Let the input data guide you
Instead, I believe that the nature of the input data sources should decide the degree of expressiveness of the observed text and hence whether it is a natural language (or natural-language-like) phenomenon or if it is a limited set of rigid rule-based text generation or a combination of two. Knowing this nature will open up a wide(r) array of business-relevant problems that are worthy of solving and also make a wide(r) set of ML techniques applicable to the data. On the other hand, starting with the end goal or a particular ML technique will restrict the efficiency of the final system. More importantly, this will inherently impose some structural expectations of the data, which may or may not be true in reality.

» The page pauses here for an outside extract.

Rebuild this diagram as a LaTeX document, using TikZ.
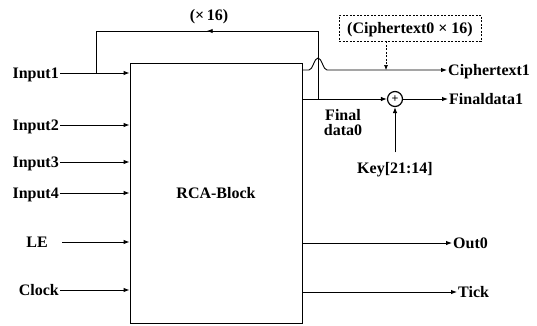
\documentclass[tikz,border=0pt]{standalone}
\usepackage{fontspec}
\setmainfont{Liberation Serif}
\usetikzlibrary{arrows.meta, positioning, calc, decorations.markings}

\begin{document}
\begin{tikzpicture}[
    x=1pt, y=-1pt,
    wire/.style={line width=0.9pt},
    myarrow/.style={wire, -{Latex[length=6pt, width=4.5pt]}},
    dasharrow/.style={line width=0.6pt, dash pattern=on 2pt off 1.5pt, -{Latex[length=5pt, width=4pt]}},
    sig/.style={font=\fontsize{16}{15}\selectfont\bfseries, inner sep=1pt, text height=10.8pt, text depth=0pt},
    midarrow/.style={postaction={decorate}, decoration={markings,
        mark=at position #1 with {\arrow{Latex[length=6pt, width=4.5pt]}}}},
]
\useasboundingbox (0,0) rectangle (537,325);

% ===================== BLOCK =====================
\node[draw, wire, sig, minimum width=172pt, minimum height=260pt] (rca) at (216,193) {RCA-Block};

% ===================== INPUTS =====================
\foreach \name/\y in {Input1/73, Input2/125, Input3/162, Input4/193, Clock/290} {
    \node[sig, anchor=east] (in\name) at (60,\y) {\name};
    \draw[myarrow] (in\name.east) -- (in\name.east -| rca.west);
}
\node[sig, anchor=east] (inLE) at (49,242) {LE};
\draw[myarrow] ([xshift=13pt]inLE.east) -- (inLE.east -| rca.west);

% ===================== FEEDBACK (x16) =====================
\coordinate (fbtap) at (96,73);
\coordinate (fbjoin) at (318,99);
\draw[wire, midarrow=0.54] (fbjoin) -- (318,31) -- (96,31) -- (fbtap);
\node[sig] (times) at (209,15) {(×\,16)};

% ===================== CIPHERTEXT =====================
\coordinate (cout) at (302,70);
\node[sig, anchor=west] (ct1) at (447,70) {Ciphertext1};
\draw[myarrow] (cout) -- (309,70) .. controls (313,70) and (314,58) .. (318,58)
    .. controls (322,58) and (323,70) .. (327,70) -- (ct1.west);

\node[draw, line width=0.6pt, dash pattern=on 2pt off 1.5pt, sig,
      minimum width=142pt, minimum height=26pt] (ct0) at (410,28) {(Ciphertext0 × 16)};
\draw[dasharrow] ([xshift=-24pt]ct0.south) -- ([xshift=-24pt]ct0.south |- cout);

% ===================== FINAL DATA =====================
\node[draw, circle, line width=1.2pt, inner sep=0pt, minimum size=15pt,
      font=\fontsize{12}{12}\selectfont\bfseries] (xor) at (395,99) {+};
\coordinate (fd0) at (rca.east |- xor);
\draw[myarrow] (fd0) -- (xor.west);
\node[sig, anchor=west] (fd1) at (448,99) {Finaldata1};
\draw[myarrow] (xor.east) -- (fd1.west);
\node[sig, align=center] (fdlabel) at (343,130) {Final\\data0};

\node[sig] (key) at (395,168) {Key[21:14]};
\draw[myarrow] ([yshift=9pt]key.north) -- (xor.south);

% ===================== OUTPUTS =====================
\foreach \name/\y/\x in {Out0/243/452, Tick/292/457} {
    \node[sig, anchor=west] (o\name) at (\x,\y) {\name};
    \draw[myarrow] (o\name.west -| rca.east) -- (o\name.west);
}

\end{tikzpicture}
\end{document}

Going back to the little exercise that you did at the beginning of the blog, given that the context in which the input was asked is quite bounded, certain surface-level constructs are much more likely than the other. Hence, simple bigram/trigram techniques will work. But certain constructs can be ambiguous too. For example, in “I am Om” vs. “I am tired”, there is an extremely low chance that someone may be named “Tired” but a much higher chance that the word indicates the state the person is in. Hence, a deeper understanding of the syntax and semantics of the construct, which comes through knowing your data/domain, would be just as valuable. Our underlying scoring mechanism uses a combination of both these techniques.
Why should you care!
But you may ask, why is all this relevant in today’s context? Today we still have a clear distinction between human-generated language vs. machine-generated language (again restricting only to text), but every indicator points to a future where machines will get more and more expressive (Admittedly, to begin with, this change will be more pronounced in some specific business domains than the others). Hence, the set of techniques that were traditionally associated with a domain may not necessarily continue to be the optimal ones. Understanding the nature of data will help identify the optimal machine learning machinery quickly.
In summary, whether you call a particular situation a text processing problem or a natural language processing problem should be influenced by the nature of the input data rather than the particular end goal or the particular machine learning technique.